Your task: Write out the material again word for word, dropping any images it holds.

Material provided:
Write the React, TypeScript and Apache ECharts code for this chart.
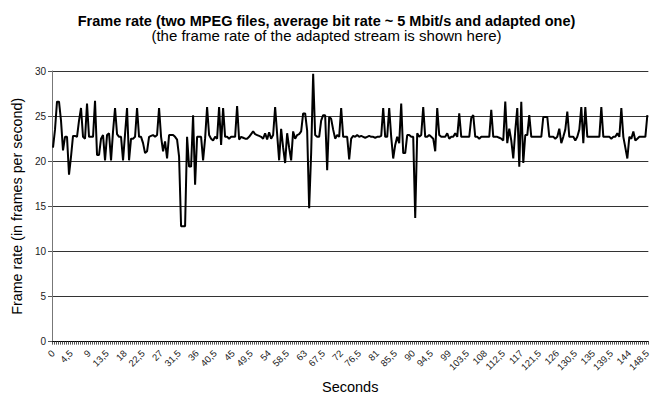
import React, { useEffect, useRef } from "react";
import * as echarts from "echarts";

const titleText = "Frame rate (two MPEG files, average bit rate ~ 5 Mbit/s and adapted one)";
const subtitleText = "(the frame rate of the adapted stream is shown here)";
const xAxisName = "Seconds";
const yAxisName = "Frame rate (in frames per second)";

// time stamps, every 0.5 s from 0 to 148.5
const seconds: string[] = [];
for (let k = 0; k < 298; k++) seconds.push(String(k / 2).replace(".", ","));

const frameRate0: number[] = [
  21.5, 23.5, 26.6, 26.6, 24.5, 21.2, 22.7, 22.7, 18.5, 20.5,
  22.8, 22.8, 22.7, 24.5, 25.9, 22.7, 22.5, 26.4, 22.7, 22.7,
  22.7, 26.7, 20.7, 20.7, 22.5, 22.9, 20.1, 22.9, 23.1, 20.1,
  23.3, 25.9, 23.0, 22.7, 22.7, 20.1, 23.0, 25.9, 20.1, 22.5,
  22.5, 22.7, 25.9, 22.7, 22.7, 22.0, 20.9, 21.1, 22.7, 22.8,
];
const frameRate1: number[] = [
  22.9, 22.7, 22.9, 25.9, 22.7, 21.1, 22.2, 20.3, 22.9, 22.9,
  22.9, 22.7, 22.4, 20.5, 12.8, 12.8, 12.8, 22.7, 19.4, 19.4,
  25.1, 17.4, 22.7, 22.7, 22.7, 20.1, 22.5, 26.0, 22.9, 22.5,
  22.3, 22.7, 22.5, 26.0, 21.8, 25.9, 22.7, 22.7, 22.5, 22.7,
  22.7, 22.7, 26.1, 22.4, 22.7, 22.6, 22.5, 22.5, 22.7, 23.0,
];
const frameRate2: number[] = [
  23.3, 23.0, 22.9, 22.8, 22.7, 22.5, 23.1, 22.4, 23.2, 22.5,
  22.9, 26.0, 23.0, 20.1, 23.6, 21.5, 19.8, 23.1, 21.5, 20.1,
  23.3, 22.5, 22.9, 23.0, 23.3, 25.3, 25.3, 23.4, 14.8, 20.9,
  29.7, 22.9, 22.7, 22.7, 24.5, 25.1, 25.1, 19.0, 24.9, 24.7,
  23.5, 22.5, 22.9, 22.7, 25.9, 22.7, 22.7, 22.7, 20.2, 22.5,
];
const frameRate3: number[] = [
  22.8, 22.7, 22.9, 22.7, 22.8, 22.7, 22.6, 22.7, 22.8, 22.7,
  22.7, 22.6, 22.7, 22.7, 22.8, 25.9, 22.7, 22.7, 25.9, 22.7,
  20.3, 21.8, 22.7, 22.0, 26.4, 20.9, 20.9, 22.9, 22.9, 22.7,
  22.7, 13.7, 23.1, 22.7, 22.9, 26.0, 22.7, 22.7, 22.9, 22.7,
  22.5, 21.1, 25.9, 22.9, 22.7, 22.7, 22.7, 23.1, 22.5, 22.7,
];
const frameRate4: number[] = [
  22.7, 23.1, 22.7, 25.3, 22.7, 22.7, 22.7, 22.7, 22.7, 24.8,
  25.1, 22.7, 22.7, 22.5, 22.7, 22.7, 22.7, 22.7, 22.7, 25.7,
  22.7, 22.7, 22.7, 22.6, 22.5, 22.3, 26.6, 22.0, 23.6, 22.3,
  20.3, 23.4, 25.9, 19.4, 26.6, 19.8, 22.9, 22.9, 25.1, 22.7,
  22.7, 22.7, 22.7, 22.7, 22.7, 24.9, 24.9, 24.9, 22.7, 22.7,
];
const frameRate5: number[] = [
  22.7, 22.5, 22.7, 23.6, 22.0, 22.7, 23.5, 25.5, 22.7, 22.7,
  22.7, 22.3, 22.7, 23.5, 26.0, 22.0, 26.0, 22.7, 22.7, 22.7,
  22.7, 22.7, 22.7, 22.7, 26.0, 22.7, 22.7, 22.7, 22.7, 22.5,
  22.7, 22.7, 23.1, 22.7, 25.9, 22.7, 21.5, 20.3, 22.7, 22.5,
  23.3, 22.3, 22.5, 22.7, 22.7, 22.7, 22.7, 25.1,
];
const frameRate = [...frameRate0, ...frameRate1, ...frameRate2, ...frameRate3, ...frameRate4, ...frameRate5];

const FONT = "'Liberation Sans', Arial, sans-serif";

export default function App() {
  const ref = useRef<HTMLDivElement>(null);
  useEffect(() => {
    if (!ref.current) return;
    const chart = echarts.init(ref.current, undefined, { renderer: "svg" });
    chart.setOption({
      animation: false,
      backgroundColor: "#ffffff",
      textStyle: { fontFamily: FONT },
      title: {
        text: titleText,
        subtext: subtitleText,
        left: "center",
        top: 8,
        itemGap: 0,
        textStyle: { fontFamily: FONT, fontSize: 14.5, fontWeight: "bold", color: "#000" },
        subtextStyle: { fontFamily: FONT, fontSize: 15, color: "#000" },
      },
      grid: { left: 52, right: 0, top: 71, bottom: 56, containLabel: false },
      xAxis: {
        type: "category",
        data: seconds,
        boundaryGap: true,
        name: xAxisName,
        nameLocation: "middle",
        nameGap: 35,
        nameTextStyle: { fontFamily: FONT, fontSize: 14.5, color: "#000" },
        axisLine: { lineStyle: { color: "#000", width: 1 } },
        axisTick: { show: true, interval: 0, length: 3, lineStyle: { color: "#555" } },
        axisLabel: {
          interval: 8,
          rotate: 45,
          fontSize: 9.5,
          color: "#222",
          fontFamily: FONT,
          margin: 10,
        },
        splitLine: { show: false },
      },
      yAxis: {
        type: "value",
        min: 0,
        max: 30,
        interval: 5,
        name: yAxisName,
        nameLocation: "middle",
        nameGap: 26,
        nameRotate: 90,
        nameTextStyle: { fontFamily: FONT, fontSize: 14.3, color: "#000" },
        axisLine: { show: true, lineStyle: { color: "#777", width: 1 } },
        axisTick: { show: true, length: 4, lineStyle: { color: "#555" } },
        axisLabel: { fontSize: 10, color: "#222", fontFamily: FONT, margin: 6 },
        splitLine: { show: true, lineStyle: { color: "#333", width: 1 } },
      },
      series: [
        {
          type: "line",
          data: frameRate,
          symbol: "none",
          lineStyle: { color: "#000", width: 2 },
        },
      ],
    });
    return () => chart.dispose();
  }, []);
  return (
    <div
      ref={ref}
      style={{ position: "fixed", left: 0, top: 0, width: 653, height: 399 }}
    />
  );
}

Solution for this exercise:
Write the React, TypeScript and Apache ECharts code for this chart.
import React, { useEffect, useRef } from "react";
import * as echarts from "echarts";

const titleText = "Frame rate (two MPEG files, average bit rate ~ 5 Mbit/s and adapted one)";
const subtitleText = "(the frame rate of the adapted stream is shown here)";
const xAxisName = "Seconds";
const yAxisName = "Frame rate (in frames per second)";

// time stamps, every 0.5 s from 0 to 148.5
const seconds: string[] = [];
for (let k = 0; k < 298; k++) seconds.push(String(k / 2).replace(".", ","));

const frameRate0: number[] = [
  21.5, 23.5, 26.6, 26.6, 24.5, 21.2, 22.7, 22.7, 18.5, 20.5,
  22.8, 22.8, 22.7, 24.5, 25.9, 22.7, 22.5, 26.4, 22.7, 22.7,
  22.7, 26.7, 20.7, 20.7, 22.5, 22.9, 20.1, 22.9, 23.1, 20.1,
  23.3, 25.9, 23.0, 22.7, 22.7, 20.1, 23.0, 25.9, 20.1, 22.5,
  22.5, 22.7, 25.9, 22.7, 22.7, 22.0, 20.9, 21.1, 22.7, 22.8,
];
const frameRate1: number[] = [
  22.9, 22.7, 22.9, 25.9, 22.7, 21.1, 22.2, 20.3, 22.9, 22.9,
  22.9, 22.7, 22.4, 20.5, 12.8, 12.8, 12.8, 22.7, 19.4, 19.4,
  25.1, 17.4, 22.7, 22.7, 22.7, 20.1, 22.5, 26.0, 22.9, 22.5,
  22.3, 22.7, 22.5, 26.0, 21.8, 25.9, 22.7, 22.7, 22.5, 22.7,
  22.7, 22.7, 26.1, 22.4, 22.7, 22.6, 22.5, 22.5, 22.7, 23.0,
];
const frameRate2: number[] = [
  23.3, 23.0, 22.9, 22.8, 22.7, 22.5, 23.1, 22.4, 23.2, 22.5,
  22.9, 26.0, 23.0, 20.1, 23.6, 21.5, 19.8, 23.1, 21.5, 20.1,
  23.3, 22.5, 22.9, 23.0, 23.3, 25.3, 25.3, 23.4, 14.8, 20.9,
  29.7, 22.9, 22.7, 22.7, 24.5, 25.1, 25.1, 19.0, 24.9, 24.7,
  23.5, 22.5, 22.9, 22.7, 25.9, 22.7, 22.7, 22.7, 20.2, 22.5,
];
const frameRate3: number[] = [
  22.8, 22.7, 22.9, 22.7, 22.8, 22.7, 22.6, 22.7, 22.8, 22.7,
  22.7, 22.6, 22.7, 22.7, 22.8, 25.9, 22.7, 22.7, 25.9, 22.7,
  20.3, 21.8, 22.7, 22.0, 26.4, 20.9, 20.9, 22.9, 22.9, 22.7,
  22.7, 13.7, 23.1, 22.7, 22.9, 26.0, 22.7, 22.7, 22.9, 22.7,
  22.5, 21.1, 25.9, 22.9, 22.7, 22.7, 22.7, 23.1, 22.5, 22.7,
];
const frameRate4: number[] = [
  22.7, 23.1, 22.7, 25.3, 22.7, 22.7, 22.7, 22.7, 22.7, 24.8,
  25.1, 22.7, 22.7, 22.5, 22.7, 22.7, 22.7, 22.7, 22.7, 25.7,
  22.7, 22.7, 22.7, 22.6, 22.5, 22.3, 26.6, 22.0, 23.6, 22.3,
  20.3, 23.4, 25.9, 19.4, 26.6, 19.8, 22.9, 22.9, 25.1, 22.7,
  22.7, 22.7, 22.7, 22.7, 22.7, 24.9, 24.9, 24.9, 22.7, 22.7,
];
const frameRate5: number[] = [
  22.7, 22.5, 22.7, 23.6, 22.0, 22.7, 23.5, 25.5, 22.7, 22.7,
  22.7, 22.3, 22.7, 23.5, 26.0, 22.0, 26.0, 22.7, 22.7, 22.7,
  22.7, 22.7, 22.7, 22.7, 26.0, 22.7, 22.7, 22.7, 22.7, 22.5,
  22.7, 22.7, 23.1, 22.7, 25.9, 22.7, 21.5, 20.3, 22.7, 22.5,
  23.3, 22.3, 22.5, 22.7, 22.7, 22.7, 22.7, 25.1,
];
const frameRate = [...frameRate0, ...frameRate1, ...frameRate2, ...frameRate3, ...frameRate4, ...frameRate5];

const FONT = "'Liberation Sans', Arial, sans-serif";

export default function App() {
  const ref = useRef<HTMLDivElement>(null);
  useEffect(() => {
    if (!ref.current) return;
    const chart = echarts.init(ref.current, undefined, { renderer: "svg" });
    chart.setOption({
      animation: false,
      backgroundColor: "#ffffff",
      textStyle: { fontFamily: FONT },
      title: {
        text: titleText,
        subtext: subtitleText,
        left: "center",
        top: 8,
        itemGap: 0,
        textStyle: { fontFamily: FONT, fontSize: 14.5, fontWeight: "bold", color: "#000" },
        subtextStyle: { fontFamily: FONT, fontSize: 15, color: "#000" },
      },
      grid: { left: 52, right: 0, top: 71, bottom: 56, containLabel: false },
      xAxis: {
        type: "category",
        data: seconds,
        boundaryGap: true,
        name: xAxisName,
        nameLocation: "middle",
        nameGap: 35,
        nameTextStyle: { fontFamily: FONT, fontSize: 14.5, color: "#000" },
        axisLine: { lineStyle: { color: "#000", width: 1 } },
        axisTick: { show: true, interval: 0, length: 3, lineStyle: { color: "#555" } },
        axisLabel: {
          interval: 8,
          rotate: 45,
          fontSize: 9.5,
          color: "#222",
          fontFamily: FONT,
          margin: 10,
        },
        splitLine: { show: false },
      },
      yAxis: {
        type: "value",
        min: 0,
        max: 30,
        interval: 5,
        name: yAxisName,
        nameLocation: "middle",
        nameGap: 26,
        nameRotate: 90,
        nameTextStyle: { fontFamily: FONT, fontSize: 14.3, color: "#000" },
        axisLine: { show: true, lineStyle: { color: "#777", width: 1 } },
        axisTick: { show: true, length: 4, lineStyle: { color: "#555" } },
        axisLabel: { fontSize: 10, color: "#222", fontFamily: FONT, margin: 6 },
        splitLine: { show: true, lineStyle: { color: "#333", width: 1 } },
      },
      series: [
        {
          type: "line",
          data: frameRate,
          symbol: "none",
          lineStyle: { color: "#000", width: 2 },
        },
      ],
    });
    return () => chart.dispose();
  }, []);
  return (
    <div
      ref={ref}
      style={{ position: "fixed", left: 0, top: 0, width: 653, height: 399 }}
    />
  );
}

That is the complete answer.